Rows from a dataset of charts and code:
────────

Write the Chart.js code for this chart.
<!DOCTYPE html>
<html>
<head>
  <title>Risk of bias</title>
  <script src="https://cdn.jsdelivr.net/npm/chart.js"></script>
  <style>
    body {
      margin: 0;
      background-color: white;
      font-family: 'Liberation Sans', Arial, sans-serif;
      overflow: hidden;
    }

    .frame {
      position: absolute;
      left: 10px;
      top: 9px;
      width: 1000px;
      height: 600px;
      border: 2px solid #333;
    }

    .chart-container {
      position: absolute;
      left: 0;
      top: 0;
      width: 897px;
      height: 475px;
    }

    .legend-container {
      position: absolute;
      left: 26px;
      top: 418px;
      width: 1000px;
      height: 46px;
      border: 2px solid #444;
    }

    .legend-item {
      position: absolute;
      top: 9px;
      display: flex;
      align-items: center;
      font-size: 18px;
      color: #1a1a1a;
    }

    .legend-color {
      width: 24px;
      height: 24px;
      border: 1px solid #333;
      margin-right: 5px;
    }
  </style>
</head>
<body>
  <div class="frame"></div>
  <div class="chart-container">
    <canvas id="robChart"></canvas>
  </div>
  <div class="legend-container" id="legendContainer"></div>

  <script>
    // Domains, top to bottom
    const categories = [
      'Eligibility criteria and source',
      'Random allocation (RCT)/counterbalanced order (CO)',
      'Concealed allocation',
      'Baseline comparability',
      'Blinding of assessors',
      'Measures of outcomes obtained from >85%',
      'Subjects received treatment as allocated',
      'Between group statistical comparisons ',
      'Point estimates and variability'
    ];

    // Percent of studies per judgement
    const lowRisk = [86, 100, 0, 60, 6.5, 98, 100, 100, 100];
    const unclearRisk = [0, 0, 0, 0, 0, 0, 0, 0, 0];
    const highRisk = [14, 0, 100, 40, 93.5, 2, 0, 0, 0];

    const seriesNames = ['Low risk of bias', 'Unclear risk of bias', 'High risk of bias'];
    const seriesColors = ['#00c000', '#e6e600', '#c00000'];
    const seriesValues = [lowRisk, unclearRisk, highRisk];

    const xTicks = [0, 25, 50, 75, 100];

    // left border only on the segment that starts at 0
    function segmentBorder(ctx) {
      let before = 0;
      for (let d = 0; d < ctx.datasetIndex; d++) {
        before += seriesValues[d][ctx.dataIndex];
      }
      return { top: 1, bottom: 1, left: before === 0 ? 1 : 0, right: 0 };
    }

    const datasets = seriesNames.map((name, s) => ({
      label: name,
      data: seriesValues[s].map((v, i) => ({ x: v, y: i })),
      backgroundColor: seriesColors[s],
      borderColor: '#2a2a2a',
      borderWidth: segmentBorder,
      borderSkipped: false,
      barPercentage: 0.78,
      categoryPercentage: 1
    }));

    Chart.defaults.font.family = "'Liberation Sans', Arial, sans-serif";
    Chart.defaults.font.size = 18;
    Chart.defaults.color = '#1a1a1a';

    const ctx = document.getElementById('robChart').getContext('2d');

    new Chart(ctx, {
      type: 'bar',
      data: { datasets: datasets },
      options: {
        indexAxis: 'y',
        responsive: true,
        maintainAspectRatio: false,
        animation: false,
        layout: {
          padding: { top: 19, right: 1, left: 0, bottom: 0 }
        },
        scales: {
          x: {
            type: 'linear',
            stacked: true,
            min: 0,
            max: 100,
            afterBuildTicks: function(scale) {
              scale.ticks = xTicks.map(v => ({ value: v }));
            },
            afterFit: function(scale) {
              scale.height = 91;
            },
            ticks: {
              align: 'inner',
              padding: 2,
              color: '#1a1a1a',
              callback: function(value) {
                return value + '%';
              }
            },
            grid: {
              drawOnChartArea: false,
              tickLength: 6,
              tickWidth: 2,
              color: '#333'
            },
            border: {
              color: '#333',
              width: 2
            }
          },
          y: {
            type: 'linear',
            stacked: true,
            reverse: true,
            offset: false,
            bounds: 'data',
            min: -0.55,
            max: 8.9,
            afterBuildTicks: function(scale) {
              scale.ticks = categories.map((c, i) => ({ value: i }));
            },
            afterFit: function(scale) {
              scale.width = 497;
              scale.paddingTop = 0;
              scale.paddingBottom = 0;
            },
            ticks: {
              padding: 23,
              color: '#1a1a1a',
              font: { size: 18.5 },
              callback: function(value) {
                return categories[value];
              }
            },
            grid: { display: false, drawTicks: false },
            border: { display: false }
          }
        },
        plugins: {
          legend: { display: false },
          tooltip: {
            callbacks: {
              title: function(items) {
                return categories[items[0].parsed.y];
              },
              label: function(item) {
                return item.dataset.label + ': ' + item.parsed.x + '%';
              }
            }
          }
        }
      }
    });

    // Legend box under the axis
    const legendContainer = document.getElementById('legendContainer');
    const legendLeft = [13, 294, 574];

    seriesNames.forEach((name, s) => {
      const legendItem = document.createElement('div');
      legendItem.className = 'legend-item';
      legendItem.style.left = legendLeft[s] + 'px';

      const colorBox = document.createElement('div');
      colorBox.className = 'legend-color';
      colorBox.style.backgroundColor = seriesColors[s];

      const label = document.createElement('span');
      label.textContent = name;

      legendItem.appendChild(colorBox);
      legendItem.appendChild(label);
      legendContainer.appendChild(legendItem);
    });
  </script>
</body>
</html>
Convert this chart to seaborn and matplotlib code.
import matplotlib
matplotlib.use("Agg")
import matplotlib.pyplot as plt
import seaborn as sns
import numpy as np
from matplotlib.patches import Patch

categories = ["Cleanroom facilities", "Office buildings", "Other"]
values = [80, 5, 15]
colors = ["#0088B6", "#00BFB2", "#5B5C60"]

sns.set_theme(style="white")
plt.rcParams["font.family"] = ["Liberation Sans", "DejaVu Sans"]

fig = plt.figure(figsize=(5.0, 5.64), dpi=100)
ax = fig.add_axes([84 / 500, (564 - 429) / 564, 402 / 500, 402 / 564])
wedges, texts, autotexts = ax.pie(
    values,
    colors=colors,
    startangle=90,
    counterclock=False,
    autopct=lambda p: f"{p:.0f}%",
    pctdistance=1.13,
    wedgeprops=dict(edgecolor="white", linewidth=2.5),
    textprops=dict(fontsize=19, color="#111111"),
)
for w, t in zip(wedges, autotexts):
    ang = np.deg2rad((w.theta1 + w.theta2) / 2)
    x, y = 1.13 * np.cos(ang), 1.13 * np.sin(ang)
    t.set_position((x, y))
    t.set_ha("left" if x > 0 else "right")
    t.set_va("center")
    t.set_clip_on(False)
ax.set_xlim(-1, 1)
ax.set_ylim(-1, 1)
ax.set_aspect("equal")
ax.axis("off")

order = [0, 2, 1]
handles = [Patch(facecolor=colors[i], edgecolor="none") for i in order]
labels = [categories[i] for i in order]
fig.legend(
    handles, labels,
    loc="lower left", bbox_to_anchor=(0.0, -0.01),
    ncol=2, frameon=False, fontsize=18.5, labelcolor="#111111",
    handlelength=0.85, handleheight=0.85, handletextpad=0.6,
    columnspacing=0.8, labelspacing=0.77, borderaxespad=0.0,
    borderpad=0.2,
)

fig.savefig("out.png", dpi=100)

────────

REQUIREMENTS: Write down all the entries again without a single difference.

RESULT OF THE EXERCISE:
Write the Chart.js code for this chart.
<!DOCTYPE html>
<html>
<head>
  <title>Risk of bias</title>
  <script src="https://cdn.jsdelivr.net/npm/chart.js"></script>
  <style>
    body {
      margin: 0;
      background-color: white;
      font-family: 'Liberation Sans', Arial, sans-serif;
      overflow: hidden;
    }

    .frame {
      position: absolute;
      left: 10px;
      top: 9px;
      width: 1000px;
      height: 600px;
      border: 2px solid #333;
    }

    .chart-container {
      position: absolute;
      left: 0;
      top: 0;
      width: 897px;
      height: 475px;
    }

    .legend-container {
      position: absolute;
      left: 26px;
      top: 418px;
      width: 1000px;
      height: 46px;
      border: 2px solid #444;
    }

    .legend-item {
      position: absolute;
      top: 9px;
      display: flex;
      align-items: center;
      font-size: 18px;
      color: #1a1a1a;
    }

    .legend-color {
      width: 24px;
      height: 24px;
      border: 1px solid #333;
      margin-right: 5px;
    }
  </style>
</head>
<body>
  <div class="frame"></div>
  <div class="chart-container">
    <canvas id="robChart"></canvas>
  </div>
  <div class="legend-container" id="legendContainer"></div>

  <script>
    // Domains, top to bottom
    const categories = [
      'Eligibility criteria and source',
      'Random allocation (RCT)/counterbalanced order (CO)',
      'Concealed allocation',
      'Baseline comparability',
      'Blinding of assessors',
      'Measures of outcomes obtained from >85%',
      'Subjects received treatment as allocated',
      'Between group statistical comparisons ',
      'Point estimates and variability'
    ];

    // Percent of studies per judgement
    const lowRisk = [86, 100, 0, 60, 6.5, 98, 100, 100, 100];
    const unclearRisk = [0, 0, 0, 0, 0, 0, 0, 0, 0];
    const highRisk = [14, 0, 100, 40, 93.5, 2, 0, 0, 0];

    const seriesNames = ['Low risk of bias', 'Unclear risk of bias', 'High risk of bias'];
    const seriesColors = ['#00c000', '#e6e600', '#c00000'];
    const seriesValues = [lowRisk, unclearRisk, highRisk];

    const xTicks = [0, 25, 50, 75, 100];

    // left border only on the segment that starts at 0
    function segmentBorder(ctx) {
      let before = 0;
      for (let d = 0; d < ctx.datasetIndex; d++) {
        before += seriesValues[d][ctx.dataIndex];
      }
      return { top: 1, bottom: 1, left: before === 0 ? 1 : 0, right: 0 };
    }

    const datasets = seriesNames.map((name, s) => ({
      label: name,
      data: seriesValues[s].map((v, i) => ({ x: v, y: i })),
      backgroundColor: seriesColors[s],
      borderColor: '#2a2a2a',
      borderWidth: segmentBorder,
      borderSkipped: false,
      barPercentage: 0.78,
      categoryPercentage: 1
    }));

    Chart.defaults.font.family = "'Liberation Sans', Arial, sans-serif";
    Chart.defaults.font.size = 18;
    Chart.defaults.color = '#1a1a1a';

    const ctx = document.getElementById('robChart').getContext('2d');

    new Chart(ctx, {
      type: 'bar',
      data: { datasets: datasets },
      options: {
        indexAxis: 'y',
        responsive: true,
        maintainAspectRatio: false,
        animation: false,
        layout: {
          padding: { top: 19, right: 1, left: 0, bottom: 0 }
        },
        scales: {
          x: {
            type: 'linear',
            stacked: true,
            min: 0,
            max: 100,
            afterBuildTicks: function(scale) {
              scale.ticks = xTicks.map(v => ({ value: v }));
            },
            afterFit: function(scale) {
              scale.height = 91;
            },
            ticks: {
              align: 'inner',
              padding: 2,
              color: '#1a1a1a',
              callback: function(value) {
                return value + '%';
              }
            },
            grid: {
              drawOnChartArea: false,
              tickLength: 6,
              tickWidth: 2,
              color: '#333'
            },
            border: {
              color: '#333',
              width: 2
            }
          },
          y: {
            type: 'linear',
            stacked: true,
            reverse: true,
            offset: false,
            bounds: 'data',
            min: -0.55,
            max: 8.9,
            afterBuildTicks: function(scale) {
              scale.ticks = categories.map((c, i) => ({ value: i }));
            },
            afterFit: function(scale) {
              scale.width = 497;
              scale.paddingTop = 0;
              scale.paddingBottom = 0;
            },
            ticks: {
              padding: 23,
              color: '#1a1a1a',
              font: { size: 18.5 },
              callback: function(value) {
                return categories[value];
              }
            },
            grid: { display: false, drawTicks: false },
            border: { display: false }
          }
        },
        plugins: {
          legend: { display: false },
          tooltip: {
            callbacks: {
              title: function(items) {
                return categories[items[0].parsed.y];
              },
              label: function(item) {
                return item.dataset.label + ': ' + item.parsed.x + '%';
              }
            }
          }
        }
      }
    });

    // Legend box under the axis
    const legendContainer = document.getElementById('legendContainer');
    const legendLeft = [13, 294, 574];

    seriesNames.forEach((name, s) => {
      const legendItem = document.createElement('div');
      legendItem.className = 'legend-item';
      legendItem.style.left = legendLeft[s] + 'px';

      const colorBox = document.createElement('div');
      colorBox.className = 'legend-color';
      colorBox.style.backgroundColor = seriesColors[s];

      const label = document.createElement('span');
      label.textContent = name;

      legendItem.appendChild(colorBox);
      legendItem.appendChild(label);
      legendContainer.appendChild(legendItem);
    });
  </script>
</body>
</html>
Convert this chart to seaborn and matplotlib code.
import matplotlib
matplotlib.use("Agg")
import matplotlib.pyplot as plt
import seaborn as sns
import numpy as np
from matplotlib.patches import Patch

categories = ["Cleanroom facilities", "Office buildings", "Other"]
values = [80, 5, 15]
colors = ["#0088B6", "#00BFB2", "#5B5C60"]

sns.set_theme(style="white")
plt.rcParams["font.family"] = ["Liberation Sans", "DejaVu Sans"]

fig = plt.figure(figsize=(5.0, 5.64), dpi=100)
ax = fig.add_axes([84 / 500, (564 - 429) / 564, 402 / 500, 402 / 564])
wedges, texts, autotexts = ax.pie(
    values,
    colors=colors,
    startangle=90,
    counterclock=False,
    autopct=lambda p: f"{p:.0f}%",
    pctdistance=1.13,
    wedgeprops=dict(edgecolor="white", linewidth=2.5),
    textprops=dict(fontsize=19, color="#111111"),
)
for w, t in zip(wedges, autotexts):
    ang = np.deg2rad((w.theta1 + w.theta2) / 2)
    x, y = 1.13 * np.cos(ang), 1.13 * np.sin(ang)
    t.set_position((x, y))
    t.set_ha("left" if x > 0 else "right")
    t.set_va("center")
    t.set_clip_on(False)
ax.set_xlim(-1, 1)
ax.set_ylim(-1, 1)
ax.set_aspect("equal")
ax.axis("off")

order = [0, 2, 1]
handles = [Patch(facecolor=colors[i], edgecolor="none") for i in order]
labels = [categories[i] for i in order]
fig.legend(
    handles, labels,
    loc="lower left", bbox_to_anchor=(0.0, -0.01),
    ncol=2, frameon=False, fontsize=18.5, labelcolor="#111111",
    handlelength=0.85, handleheight=0.85, handletextpad=0.6,
    columnspacing=0.8, labelspacing=0.77, borderaxespad=0.0,
    borderpad=0.2,
)

fig.savefig("out.png", dpi=100)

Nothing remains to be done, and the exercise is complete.